Membership: Behind the Scenes

Last June, I wrote a blog post about how we were planning some changes to what membership (and baptism) would look like at WMBC. Instead of leaving all this work “behind the scenes,” I’d like to bring this out into the open a bit more and talk about what some of these changes are, and why we’re moving in this direction.

Separation Baptism and Membership

My guess is that most of you already know this (as we announced it last June), but the first change we made was to separate the process for becoming a member from the process for being baptized. We started down this road because we were increasingly fielding questions from those who wanted to be baptized why they were being asked to become members at the same time. At first, we answered that question by saying that it was important to be baptized into membership because Christians need a community of fellow believers who would commit to walking alongside you (which I still believe is true). However, when we started looking at what being a church member at WMBC really meant, we realized that becoming a member didn’t guarantee a close, caring community.

As we looked into this further, we came to believe that baptism and membership in the local church were two different steps of faith:

Baptism is the public declaration that Jesus is the Lord of your life and that you are a part of the global Church.
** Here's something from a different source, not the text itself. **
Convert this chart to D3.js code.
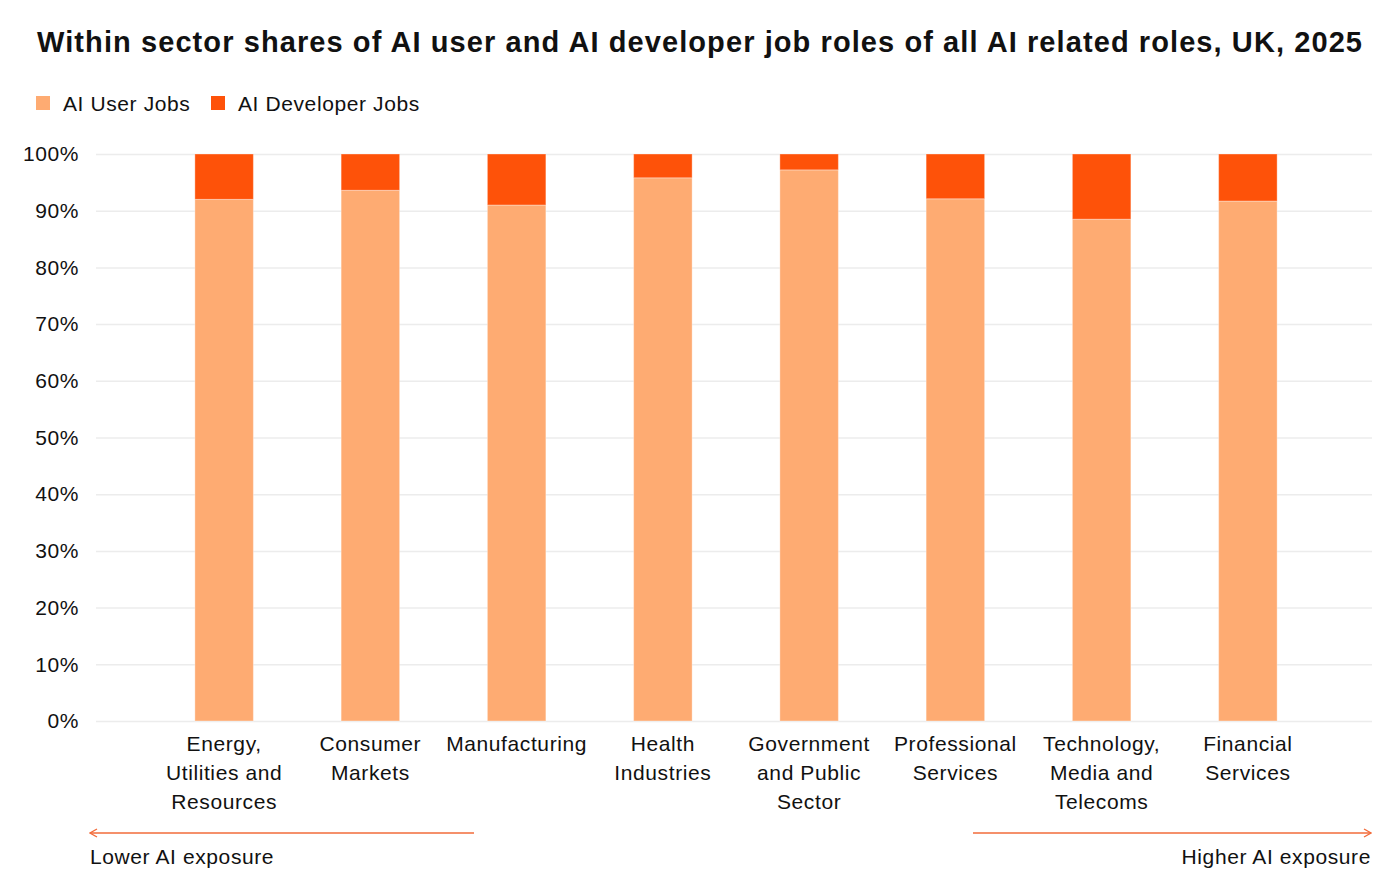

You can be a Christian without being baptized, but you are stopping short of telling the world that you’re a part of God’s family, and when they look at you they should expect to see Jesus.

Membership is the public declaration that you are committing to work within a specific local church, to adopt their vision and mission as your own, and work towards it together. You can attend and participate in that church without being a member, but you’re stopping short of making yourself responsible and accountable to that community.

As we realized these things, we realized that we were confusing two different steps by combining baptism and membership, and we were probably keeping people from being baptized who were ready to take that step, but not the step into membership. So we decided to separate baptism from membership and take steps to make it more likely that those being baptized would be supported after their baptism by a caring community (like encouraging our baptism candidates to join a small group).

What Should Church Membership Look Like?

After making the decision to separate baptism from membership, we realized that Journey (the course that prepared people to be baptized and to become members) had always been much more pointed towards those being baptized than those becoming members. This meant that we had the freedom to create something new to prepare people to become members at WMBC. We’re still working on exactly what this looks like, but we want a course that introduces people to WMBC, to our vision, mission, and values and helps them decide whether they want to work towards these things with us.

At the same time, when we took a hard look at baptism and membership, we discovered some less-than-satisfying things about how membership is practiced at WMBC (you can read about some of them on the blog post I mentioned above: What is Church Membership?). Suffice to say here, we realized we were not preparing people to be excellent members, and were partially to blame for high levels of absentee membership and low levels of member participation on key decisions.

We have some things in the works to address these problems, but we would love to have you weigh in on this, and want to give you the opportunity to help shape what it means to be a member of WMBC. In March we’re going to be having our second Community Forum, this time on the topic of what it looks like to commit to being a part of a local church. We’ll get you more details as we have them, but for now, consider how you would answer these questions:

What is something that WMBC does really well as a community?

What is something that we need to be better at?

What do healthy commitment, investment, and participation in a church community look like?

What is something that makes you want to be a part of a Church community?

What would turn you off of being a part of a Church community?